A band co-founder whose signature surf-meets-punk style defines much of the Pixies’ sound, Santiago had never co-written a Pixies tune until “Dregs of the Wine.” But band leader Black Francis must have liked what he heard because he’s now co-written a handful of songs with Santiago — a pair on both 2022’s “Doggerel” and 2024’s “The Night the Zombies Came.”

Despite Francis’ work filling the Boston band’s albums, Santiago is as indispensable as he was when the Pixies burst out of Fort Apache Studios with the 1987 EP “Come On Pilgrim” — the band comes home with MGM Music Hall shows July 18 and 19. In an ’87 landscape of Eddie Van Halen and Jimmy Page clones, Santiago had no desire to be another poser.

“It was for two reasons, one, I probably wouldn’t be as (good as those players) and the other reason, I just wasn’t interested,” he said with a laugh. “I never had the outfit for it, never had the hair.”

Both when he plays and when he writes, he has no impulse to shred.

“Something comes up (as I play), and many guitar players might go, ‘OK, could develop this from here,’ where I am like, ‘This is good… it’s simple, to the point, melodic,’” he said. “I don’t really do leads. I do lines.”

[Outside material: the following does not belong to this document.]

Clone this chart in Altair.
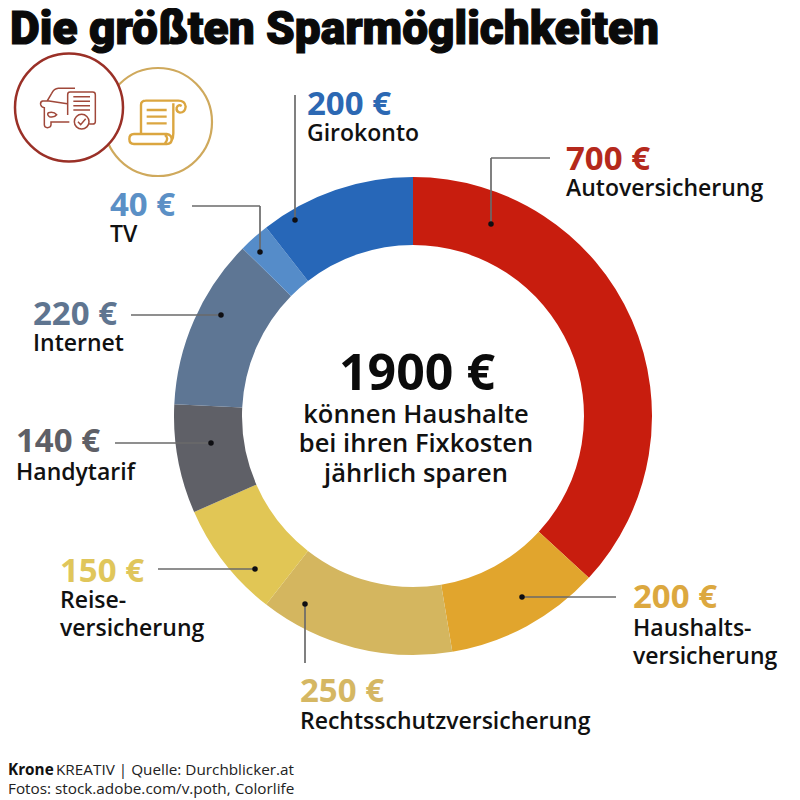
import altair as alt
import pandas as pd

OX, OY = 8, 8  # page margin
CX, CY = 413 - OX, 416 - OY
FONT = "Open Sans"

names = ["Autoversicherung", "Haushaltsversicherung", "Rechtsschutzversicherung", "Reiseversicherung",
         "Handytarif", "Internet", "TV", "Girokonto"]
values = [700, 200, 250, 150, 140, 220, 40, 200]
slice_colors = ["#C81D0E", "#E1A52D", "#D4B65F", "#E1C655", "#5F6067", "#5E7694", "#558CC9", "#2767B8"]

val_text = ["700 €", "200 €", "250 €", "150 €", "140 €", "220 €", "40 €", "200 €"]
val_x = [566, 633, 300, 60, 16, 33, 110, 307]
val_y = [170, 608, 702, 582, 452, 325, 216, 115]
val_colors = ["#B5291C", "#DCA83F", "#D5B763", "#E0C65B", "#5E5F66", "#5F7590", "#5B90C6", "#2C68B3"]

sub_text = ["Autoversicherung", "Haushalts-", "versicherung", "Rechtsschutzversicherung", "Reise-", "versicherung",
            "Handytarif", "Internet", "TV", "Girokonto"]
sub_x = [566, 633, 633, 300, 60, 60, 16, 33, 110, 307]
sub_y = [196, 636, 664, 729, 608, 636, 480, 351, 242, 141]

rule_x1 = [550, 491, 522, 305, 158, 115, 131, 192, 260, 295]
rule_x2 = [491, 491, 616, 305, 255, 211, 221, 260, 260, 295]
rule_y1 = [158, 158, 597, 604, 569, 443, 315, 206, 206, 95]
rule_y2 = [158, 224, 597, 663, 569, 443, 315, 206, 252, 220]

dot_x = [491, 522, 305, 255, 211, 221, 260, 295]
dot_y = [224, 597, 604, 569, 443, 315, 252, 220]

center_text = ["können Haushalte", "bei ihren Fixkosten", "jährlich sparen"]
center_y = [423, 452, 482]

title_text = "Die größten Sparmöglichkeiten"
foot_bold = "Krone"
foot_1 = "KREATIV | Quelle: Durchblicker.at"
foot_2 = "Fotos: stock.adobe.com/v.poth, Colorlife"

CAR = ("M135 55 L85 55 Q72 56 65 70 L52 92 L38 93 Q30 95 32 104 Q34 112 43 113 L43 165 Q44 173 52 173 "
       "Q62 173 63 165 L63 156 L118 156 M52 92 L112 101 M55 128 Q72 124 80 134 Q72 144 58 140 Q50 134 55 128 Z "
       "M120 66 L188 66 Q196 66 196 74 L196 155 Q196 162 188 162 L178 162 M113 135 L113 74 Q113 66 120 66 "
       "M130 80 L180 80 M130 94 L180 94 M130 107 L180 107 M130 120 L180 120 "
       "M177 155 A22 22 0 1 1 133 155 A22 22 0 1 1 177 155 Z M144 155 L152 164 L167 146")
SCROLL = ("M346 92 L445 92 Q465 92 467 110 Q465 128 450 128 Q438 125 440 113 Q445 102 455 108 "
          "M348 92 Q333 92 333 105 L333 190 M430 100 L430 190 Q430 205 425 212 "
          "M350 120 L410 120 M350 140 L410 140 M350 160 L410 160 "
          "M312 192 L410 192 Q425 195 425 207 Q425 222 410 222 L312 222 Q298 222 298 207 Q298 192 312 192 Z "
          "M405 195 Q418 205 405 220")

df = pd.DataFrame({"name": names, "value": values, "idx": range(len(names))})
vals = pd.DataFrame({"t": val_text, "x": [v - OX for v in val_x], "y": [v - OY for v in val_y], "c": val_colors})
subs = pd.DataFrame({"t": sub_text, "x": [v - OX for v in sub_x], "y": [v - OY for v in sub_y]})
rules = pd.DataFrame({"x": [v - OX for v in rule_x1], "x2": [v - OX for v in rule_x2],
                      "y": [v - OY for v in rule_y1], "y2": [v - OY for v in rule_y2]})
dots = pd.DataFrame({"x": [v - OX for v in dot_x], "y": [v - OY for v in dot_y]})
cent = pd.DataFrame({"t": center_text, "y": [v - OY for v in center_y]})
one = pd.DataFrame({"t": ["a"]})

X = alt.X("x:Q", scale=None, axis=None)
Y = alt.Y("y:Q", scale=None, axis=None)


def label(text, x, y, **kw):
    return alt.Chart(pd.DataFrame({"t": [text]})).mark_text(
        align=kw.pop("align", "left"), baseline="alphabetic", **kw
    ).encode(x=alt.value(x - OX), y=alt.value(y - OY), text="t:N")


arc = alt.Chart(df).mark_arc(innerRadius=171, outerRadius=239).encode(
    theta=alt.Theta("value:Q", stack=True),
    order=alt.Order("idx:Q"),
    color=alt.Color("name:N", scale=alt.Scale(domain=names, range=slice_colors), legend=None),
    x=alt.value(CX), y=alt.value(CY),
)
rule = alt.Chart(rules).mark_rule(color="#6A6A6A", strokeWidth=1.7).encode(x=X, y=Y, x2="x2:Q", y2="y2:Q")
dot = alt.Chart(dots).mark_circle(color="#0E0E12", size=30, opacity=1).encode(x=X, y=Y)
val_layer = alt.Chart(vals).mark_text(font=FONT, fontWeight=700, fontSize=33, align="left", baseline="alphabetic").encode(
    x=X, y=Y, text="t:N", color=alt.Color("c:N", scale=None))
sub_layer = alt.Chart(subs).mark_text(font=FONT, fontWeight=600, fontSize=23, align="left", baseline="alphabetic",
                                      color="#111111").encode(x=X, y=Y, text="t:N")
big = label("1900 €", 417, 390, font=FONT, fontWeight=700, fontSize=50, align="center", color="#0B0B0B")
cent_layer = alt.Chart(cent).mark_text(font=FONT, fontWeight=600, fontSize=25.5, align="center", baseline="alphabetic",
                                       color="#111111").encode(x=alt.value(416 - OX), y=Y, text="t:N")
title = label(title_text, 10, 44, font="Roboto", fontWeight=900, fontSize=46, color="#0A0A0A",
              stroke="#0A0A0A", strokeWidth=1.2)
foot1b = label(foot_bold, 8, 775, font=FONT, fontWeight=700, fontSize=15.3, color="#111111")
foot1 = label(foot_1, 56, 775, font=FONT, fontSize=15.3, color="#222222")
foot2 = label(foot_2, 8, 794, font=FONT, fontSize=15.3, color="#222222")

ring_tan = alt.Chart(one).mark_point(shape="circle", size=54 * 54 * 4, filled=False,
                                     stroke="#CFA95C", strokeWidth=2.2, opacity=1).encode(
    x=alt.value(158 - OX), y=alt.value(122 - OY))
ring_red = alt.Chart(one).mark_point(shape="circle", size=54 * 54 * 4, filled=True, fill="#FFFFFF",
                                     stroke="#9A3027", strokeWidth=2.5, opacity=1).encode(
    x=alt.value(69 - OX), y=alt.value(107.5 - OY))
icon_car = alt.Chart(one).mark_point(shape=CAR, size=4 / 9, filled=False, stroke="#A0483A",
                                     strokeWidth=1.5, opacity=1).encode(
    x=alt.value(30 - OX), y=alt.value(70 - OY))
icon_scroll = alt.Chart(one).mark_point(shape=SCROLL, size=4 / 9, filled=False, stroke="#DBA640",
                                        strokeWidth=2.4, opacity=1).encode(
    x=alt.value(30 - OX), y=alt.value(70 - OY))

chart = alt.layer(
    arc, rule, dot, val_layer, sub_layer, big, cent_layer, title, foot1b, foot1, foot2,
    ring_tan, ring_red, icon_car, icon_scroll,
).properties(width=784, height=792, padding=0, background="#FFFFFF", autosize=alt.AutoSizeParams(type="none")
).configure_view(stroke=None)

chart.save("out.html", embed_options={"renderer": "svg", "actions": False})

To this day, even as the Pixies experience a late career boom — 20 years into a reunion after a decade-long break, the band is playing its biggest shows to date — Santiago doesn’t buy into the rock star vibe.

“When we’re taking on anyone that’s opening up for us, they look more rock ‘n’ roll than we do,” he said. “For me, it’s just me being honest with myself. And they’re being honest with themselves, and they want to do that rock ‘n’ roll lifestyle. I’m just not comfortable with the rock ‘n’ roll image.”

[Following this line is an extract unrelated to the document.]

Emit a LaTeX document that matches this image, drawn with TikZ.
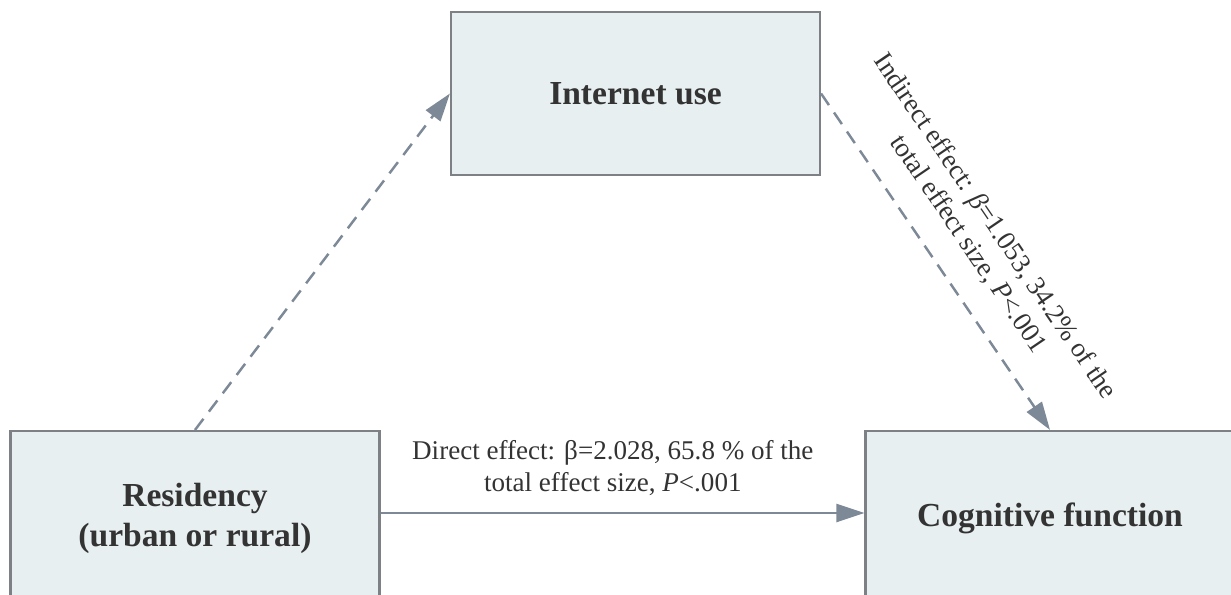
\documentclass[tikz,border=0pt]{standalone}
\usepackage{fontspec}
\setmainfont{Liberation Serif}
\usetikzlibrary{arrows.meta}
\definecolor{boxfill}{RGB}{232,239,240}
\definecolor{boxline}{RGB}{125,129,133}
\definecolor{arrowgray}{RGB}{125,137,150}
\definecolor{textgray}{RGB}{51,51,51}
\begin{document}
\begin{tikzpicture}[x=1cm,y=1cm,>={Triangle[length=0.56cm,width=0.36cm]},
  varbox/.style={draw=boxline,line width=1.2pt,fill=boxfill,text=textgray,align=center,
    minimum width=7.38cm,minimum height=3.26cm,inner sep=0pt,
    font=\fontsize{19.1}{22.8}\selectfont\bfseries},
  effect/.style={draw=arrowgray,line width=1.4pt,->},
  mediated/.style={effect,dash pattern=on 0.28cm off 0.18cm},
  effectlabel/.style={text=textgray,align=center,inner sep=0pt,
    font=\fontsize{15.4}{18.2}\selectfont}]
  \useasboundingbox (0,0) rectangle (24.62,11.88);
  \node[varbox] (inet) at (12.71,10.01) {Internet use};
  \node[varbox,minimum height=3.48cm] (res) at (3.9,1.52) {Residency\\(urban or rural)};
  \node[varbox,minimum height=3.48cm] (cog) at (21.0,1.52) {Cognitive function};
  \draw[mediated] (res.north) -- (inet.west);
  \draw[mediated] (inet.east) -- (cog.north)
    node[effectlabel,sloped,pos=0.51,above=0.48cm] {Indirect effect: \textit{β}=1.053, 34.2\% of the\\total effect size, \textit{P}<.001};
  \draw[effect] ([yshift=0.1cm]res.east) -- ([yshift=0.1cm]cog.west)
    node[effectlabel,pos=0.48,above=0.32cm] {Direct effect: β=2.028, 65.8 \% of the\\total effect size, \textit{P}<.001};
\end{tikzpicture}
\end{document}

This makes sense if the rock ‘n’ roll image is Van Halen or Led Zeppelin, or even U2. But seeing the Pixies live is seeing rock ‘n’ roll’s highest high. The Pixies just click live, and it’s a vibe that carries back from today to when Santiago and Francis met at UMass Amherst.

“We had an enthusiasm,” Santiago said. “We pretty much knew we had something. I wouldn’t have dropped out of college if I didn’t believe in it.”